Metin Münir

Metin Münir

mmunir@milliyet.com.tr

Tüm Yazıları
Haberin Devamı

Daha birkaç ay önce “PKK ve Öcalan’la görüşmem, BDP ile görüşürüm,” diyordu. Erdoğan geçen hafta şarkısını değiştirdi, “Gerekirse Öcalan’la da PKK ile de görüşürüm ama BDP ile görüşmem” dedi.
Birkaç gün sonra, kongrede, PKK’yı “canavarlaşmış müsveddeler,” olarak tarif etti. Neyin müsveddesi olduğunu açıklamadan.
Bu arada, AKP üst yönetiminde de Kürt konusunda kim ağzını açsa değişik bir şey söylüyor.
Bütün bunların anlamı şudur: Erdoğan, öyle görünmeye çalışsa da Kürt sorununu diyalogla çözmeye hazır değil.
Bunun da birkaç nedeni var. Kültürümüzde uzlaşma yok. Erdoğan hepimiz gibi, uzlaşma kültüründen nasibini almamış biridir. Mağrur bir kişi olduğu ve artan PKK terörünü kişisel bir hakaret kabul ettiği için masaya oturmak ona zor geliyor. O, dünyaya kafa tutuyor, PKK, bir avuç ‘canavarlaşmış müsvedde’, ona kafa tutuyor. Olacak iş mi?!
Erdoğan’ın planı 2014’te cumhurbaşkanı seçilmektir. Ondan önce anayasayı değiştirip başkanlık sistemini getirmek istiyor. Ama bu olmayacak çünkü AKP Meclis’te yeterli sandalyeye sahip değil. Erdoğan anayasadan alması mümkün olmayan gücü halktan almak istiyor. Bunun için cumhurbaşkanlığı seçiminde mümkün olduğu kadar çok oy alması lazım. Ne kadar çok oy alırsa o kadar güçlü bir cumhurbaşkanı olacağını sanıyor.
PKK ile görüşmenin, oyunu düşüreceğini hesaplıyor. Masaya gitmek istememesinin bir nedeni de budur.

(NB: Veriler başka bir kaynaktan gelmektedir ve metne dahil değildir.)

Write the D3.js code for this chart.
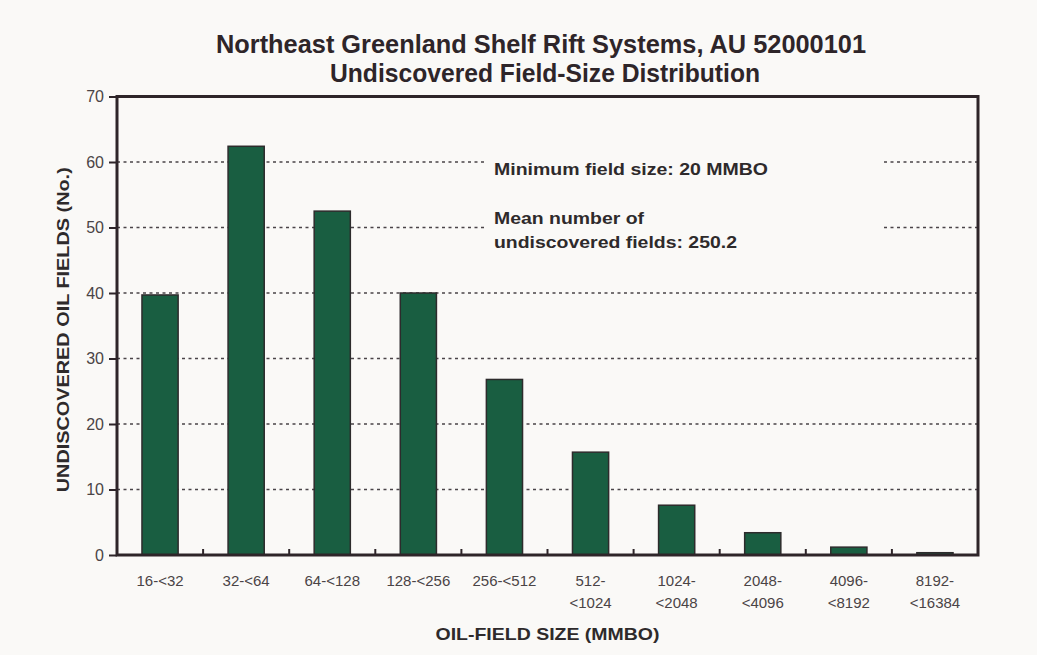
<!DOCTYPE html>
<html>
<head>
<meta charset="utf-8">
<script src="https://cdn.jsdelivr.net/npm/d3@7"></script>
<style>
  html, body { margin: 0; padding: 0; background: #faf9f7; }
  svg { display: block; }
</style>
</head>
<body>
<div id="chart"></div>
<script>
// chart data
var titleLines = ['Northeast Greenland Shelf Rift Systems, AU 52000101', 'Undiscovered Field-Size Distribution'];
var sizeClasses = [['16-<32'], ['32-<64'], ['64-<128'], ['128-<256'], ['256-<512'],
    ['512-', '<1024'], ['1024-', '<2048'], ['2048-', '<4096'], ['4096-', '<8192'], ['8192-', '<16384']];
var fieldCounts = [39.7, 62.4, 52.5, 40.0, 26.8, 15.7, 7.6, 3.4, 1.2, 0.35];
var yTicks = [0, 10, 20, 30, 40, 50, 60, 70];
var gridTicks = [10, 20, 30, 40, 50, 60];
var notes = ['Minimum field size: 20 MMBO', 'Mean number of', 'undiscovered fields: 250.2'];

var width = 1037, height = 655;
var margin = {top: 96.5, right: 59, bottom: 100, left: 117};
var plotW = width - margin.left - margin.right;
var plotH = height - margin.top - margin.bottom;

var ink = '#2e2529';
var barFill = '#195e41';
var font = '"Liberation Sans", Arial, Helvetica, sans-serif';

var svg = d3.select('#chart').append('svg')
    .attr('width', width).attr('height', height);
svg.append('rect').attr('width', width).attr('height', height).attr('fill', '#faf9f7');

// title (text squeezed to the width of the original condensed face)
svg.append('g').selectAll('text')
    .data(titleLines)
    .enter().append('text')
    .attr('x', function(d, i) { return i === 0 ? 541 : 545; })
    .attr('y', function(d, i) { return 53 + i * 29; })
    .attr('text-anchor', 'middle')
    .attr('font-family', '"Liberation Sans Narrow", ' + font)
    .attr('font-weight', 'bold')
    .attr('font-size', 26)
    .attr('fill', ink)
    .attr('textLength', function(d, i) { return i === 0 ? 650 : 430; })
    .attr('lengthAdjust', 'spacingAndGlyphs')
    .text(function(d) { return d; });

var x = d3.scaleBand()
    .domain(d3.range(sizeClasses.length))
    .range([0, plotW])
    .paddingInner(0.58)
    .paddingOuter(0.29);

var y = d3.scaleLinear().domain([0, 70]).range([plotH, 0]);

var g = svg.append('g').attr('transform', 'translate(' + margin.left + ',' + margin.top + ')');

// dotted grid
g.append('g').selectAll('line')
    .data(gridTicks)
    .enter().append('line')
    .attr('x1', 0).attr('x2', plotW)
    .attr('y1', function(d) { return y(d); })
    .attr('y2', function(d) { return y(d); })
    .attr('stroke', '#4a4448')
    .attr('stroke-width', 1.6)
    .attr('stroke-dasharray', '3,3.5');

// box behind the notes hides the grid there
g.append('rect')
    .attr('x', 485 - margin.left).attr('y', 150 - margin.top)
    .attr('width', 882 - 485).attr('height', 105)
    .attr('fill', '#faf9f7');

var noteText = g.append('text')
    .attr('font-family', font)
    .attr('font-weight', 'bold')
    .attr('font-size', 17)
    .attr('fill', '#2e2a2b');
noteText.selectAll('tspan')
    .data(notes)
    .enter().append('tspan')
    .attr('x', 494 - margin.left)
    .attr('y', function(d, i) { return [175, 224, 248][i] - margin.top; })
    .attr('textLength', function(d, i) { return [274, 150, 243][i]; })
    .attr('lengthAdjust', 'spacingAndGlyphs')
    .text(function(d) { return d; });

// bars
g.append('g').selectAll('rect')
    .data(fieldCounts)
    .enter().append('rect')
    .attr('x', function(d, i) { return x(i); })
    .attr('y', function(d) { return y(d); })
    .attr('width', x.bandwidth())
    .attr('height', function(d) { return plotH - y(d); })
    .attr('fill', barFill)
    .attr('stroke', '#2d2b2c')
    .attr('stroke-width', 1.5);

// y axis
var yAxis = g.append('g')
    .call(d3.axisLeft(y).tickValues(yTicks).tickSize(8).tickPadding(5));
yAxis.select('.domain').remove();
yAxis.selectAll('line').attr('stroke', ink).attr('stroke-width', 2);
yAxis.selectAll('text')
    .attr('font-family', font)
    .attr('font-size', 16)
    .attr('fill', '#4a4446');

// category boundary ticks on the bottom axis
var step = x.step();
g.append('g').selectAll('line')
    .data(d3.range(1, sizeClasses.length))
    .enter().append('line')
    .attr('x1', function(d) { return d * step; })
    .attr('x2', function(d) { return d * step; })
    .attr('y1', plotH).attr('y2', plotH - 6)
    .attr('stroke', ink)
    .attr('stroke-width', 2);

// frame
g.append('rect')
    .attr('x', 0).attr('y', 0)
    .attr('width', plotW).attr('height', plotH)
    .attr('fill', 'none')
    .attr('stroke', ink)
    .attr('stroke-width', 3);

// x labels
var xLab = g.append('g').selectAll('text')
    .data(sizeClasses)
    .enter().append('text')
    .attr('text-anchor', 'middle')
    .attr('font-family', font)
    .attr('font-size', 15)
    .attr('fill', '#4a4446');
xLab.selectAll('tspan')
    .data(function(d, i) { return d.map(function(s) { return {s: s, i: i}; }); })
    .enter().append('tspan')
    .attr('x', function(d) { return x(d.i) + x.bandwidth() / 2; })
    .attr('y', function(d, j) { return plotH + 31 + j * 22; })
    .text(function(d) { return d.s; });

// axis titles
svg.append('text')
    .attr('x', margin.left + plotW / 2)
    .attr('y', 640)
    .attr('text-anchor', 'middle')
    .attr('font-family', font)
    .attr('font-weight', 'bold')
    .attr('font-size', 17)
    .attr('fill', '#2e2a2b')
    .attr('textLength', 224)
    .attr('lengthAdjust', 'spacingAndGlyphs')
    .text('OIL-FIELD SIZE (MMBO)');

svg.append('text')
    .attr('transform', 'translate(69,' + (margin.top + plotH / 2 + 4) + ') rotate(-90)')
    .attr('text-anchor', 'middle')
    .attr('font-family', font)
    .attr('font-weight', 'bold')
    .attr('font-size', 17)
    .attr('fill', '#2e2a2b')
    .attr('textLength', 325)
    .attr('lengthAdjust', 'spacingAndGlyphs')
    .text('UNDISCOVERED OIL FIELDS (No.)');
</script>
</body>
</html>
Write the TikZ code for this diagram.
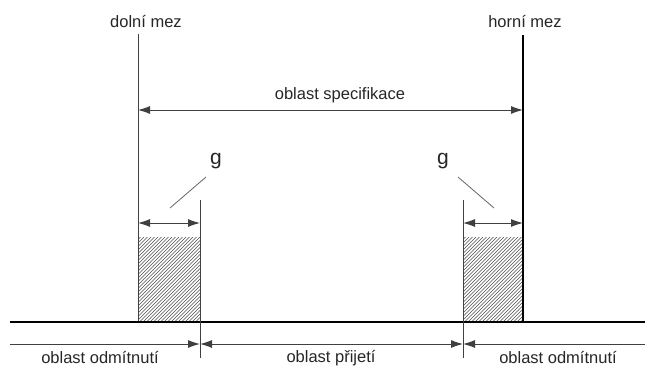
\documentclass[tikz,border=0pt]{standalone}
\usepackage{fontspec}
\setmainfont{Liberation Sans}
\usetikzlibrary{arrows.meta}
\begin{document}
\begin{tikzpicture}[x=1pt,y=-1pt,
  thinline/.style={draw=black!75, line width=1pt},
  thickline/.style={draw=black, line width=2pt},
  tip/.tip={Latex[length=12pt,width=8pt]},
  dimboth/.style={thinline, tip-tip},
  leader/.style={draw=black!60, line width=0.8pt},
  lbl/.style={font=\fontsize{16.5}{19}\selectfont, inner sep=0pt, text=black!85},
  glbl/.style={font=\fontsize{21}{24}\selectfont, inner sep=0pt, text=black!85},
  hatch/.style={draw=black!70, line width=0.5pt}]
\useasboundingbox (0,0) rectangle (650,369);
% limit lines
\node[lbl] (dm) at (146,22) {dolní mez};
\node[lbl] (hm) at (525,22) {horní mez};
\coordinate (dmt) at (138,34);
\coordinate (dmb) at (138,322);
\coordinate (hmt) at (523,35);
\coordinate (hmb) at (523,322);
% hatched areas
\begin{scope}
  \clip (138,237) rectangle (200,322);
  \foreach \i in {-100,-96.5,...,100} \draw[hatch] (138+\i,322) -- ++(100,-100);
\end{scope}
\begin{scope}
  \clip (463,237) rectangle (523,322);
  \foreach \i in {-100,-96.5,...,100} \draw[hatch] (463+\i,322) -- ++(100,-100);
\end{scope}
\draw[thinline] (dmt) -- (dmb);
\draw[thickline] (hmt) -- (hmb);
% spec dimension
\coordinate (sl) at (138,110);
\coordinate (sr) at (523,110);
\draw[dimboth] (sl) -- (sr);
\node[lbl] (spec) at (340,95) {oblast specifikace};
% baseline
\coordinate (bl) at (10,322);
\coordinate (br) at (645,322);
\draw[thickline] (bl) -- (br);
% g lines
\coordinate (gLt) at (200,200);
\coordinate (gLb) at (200,358);
\coordinate (gRt) at (463,200);
\coordinate (gRb) at (463,358);
\draw[thinline] (gLt) -- (gLb);
\draw[thinline] (gRt) -- (gRb);
% g dimensions
\coordinate (g1a) at (138,223);
\coordinate (g1b) at (200,223);
\coordinate (g2a) at (463,223);
\coordinate (g2b) at (523,223);
\draw[dimboth] (g1a) -- (g1b);
\draw[dimboth] (g2a) -- (g2b);
\node[glbl] (gL) at (216,161) {g};
\node[glbl] (gR) at (443,161) {g};
\coordinate (l1a) at (170,208);
\coordinate (l1b) at (206,177);
\coordinate (l2a) at (494,208);
\coordinate (l2b) at (458,177);
\draw[leader] (l1a) -- (l1b);
\draw[leader] (l2a) -- (l2b);
% bottom dimension line
\coordinate (ql) at (10,344);
\coordinate (qa) at (200,344);
\coordinate (qb) at (463,344);
\coordinate (qr) at (645,344);
\draw[thinline, -tip] (ql) -- (qa);
\draw[dimboth] (qa) -- (qb);
\draw[thinline, tip-] (qb) -- (qr);
\node[lbl] (o1) at (100,358) {oblast odmítnutí};
\node[lbl] (o2) at (331,358) {oblast přijetí};
\node[lbl] (o3) at (558,358) {oblast odmítnutí};
\end{tikzpicture}
\end{document}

Düşmanımın düşmanı dostumdur
Erdoğan, PKK ile yeniden masaya oturmaya çekiniyor da PKK Oslo’ya gitmek için can mı atıyor? Hiç sanmıyorum. PKK, Oslo’da Erdoğan tarafından kandırıldığına inanıyor. Tekrar kandırılmaktan korktuğu için, terörde inisiyatifi yakalamışken, silahı bırakıp masaya oturmak istemiyor. Masada alacağından daha çok şeyler istiyor bile olabilir.
Düşmanımın düşmanı dostumdur. Ahmet Davutoğlu, akıllara durgunluk veren amatörlükteki dışı politikası ile Suriye, İran, Irak ve İsrail’i aynı anda Türkiye’ye düşman etti. Ve müttefik olarak PKK’ya hediye etti. Eskiden bizim iyi ilişki içinde olduğumuz bu ülkelerle şimdi PKK dost.
Kandil’in bir daha ne zaman bu fırsat eline geçebilir?
Davutoğlu’nun Suriye Kürtlerine ikram ettiği otonomi pastasından neden PKK da yemesin?
Davutoğlu’nun kör dış politikası sayesinde Türkiye hiçbir zaman PKK karşısında bu kadar zayıf olmadı. Bunu AKP içinde hiç kimsenin görmemesi veya görüp de susması, hem Erdoğan hem de ülkemiz için büyük bir tehlike ve oluşum halinde bir trajedidir.
Ben olsam bir referandum yapar halka sorardım: “PKK ve Öcalan’la konuşarak bu sorunu çözeyim mi, yoksa savaşa devam mı edeyim?” Aldığım cevaba göre de cesaretle ve tereddütsüz yola devam ederdim.